Hetty realizes she has more family in Monksby – namely Samuel, her maternal grandfather, whom she resolves to visit. Samuel is aggressive towards Hetty and threatens her off his property. She bitterly realizes she won't fit in Monksby, and soon receives a letter from Jem, telling her the news of her foster father's death. She decides to leave to attend the funeral.

Though Hetty feels equally unwelcome among her foster family, she receives a warm welcome from Jem and befriends his childhood friend, Janet. After the funeral, she starts living with Jem and taking care of their now disabled mother while Jem works at the farm. Soon after, Gideon, her other foster brother, returns from the Army with a missing eye. Hetty starts to become fed up with doing the same things every day. Jem and Hetty spend Christmas with Janet's family. Hetty soon finds Janet's diary and discovers that Janet is in love with Jem.

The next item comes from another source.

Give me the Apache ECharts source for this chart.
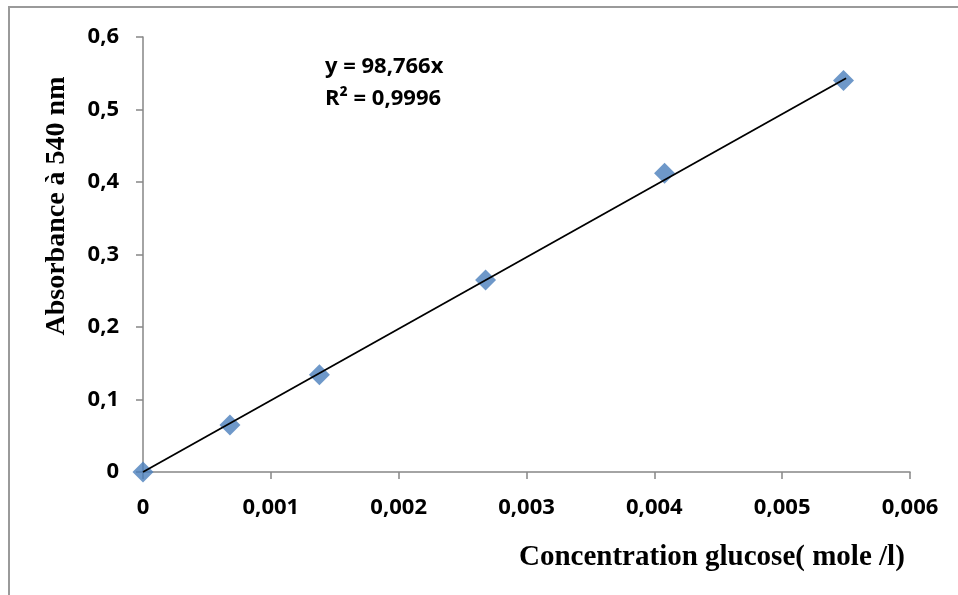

The circus returns and Hetty reunites with her childhood idol, Madame Adeline, and meets a little girl called Diamond, who is terrified of her abusive master, Beppo. After falling in love with the circus all over again, Hetty joins the circus as the ringmaster. After a final goodbye to Jem, Hetty leaves for a new life.

== Sequels ==
Although originally intended to be the last in the series, it is followed by Diamond, a story which follows Diamond, a girl Hetty met in the circus during Emerald Star. Which is then followed by Little Stars which follows both Hetty and Diamond after the events of Diamond.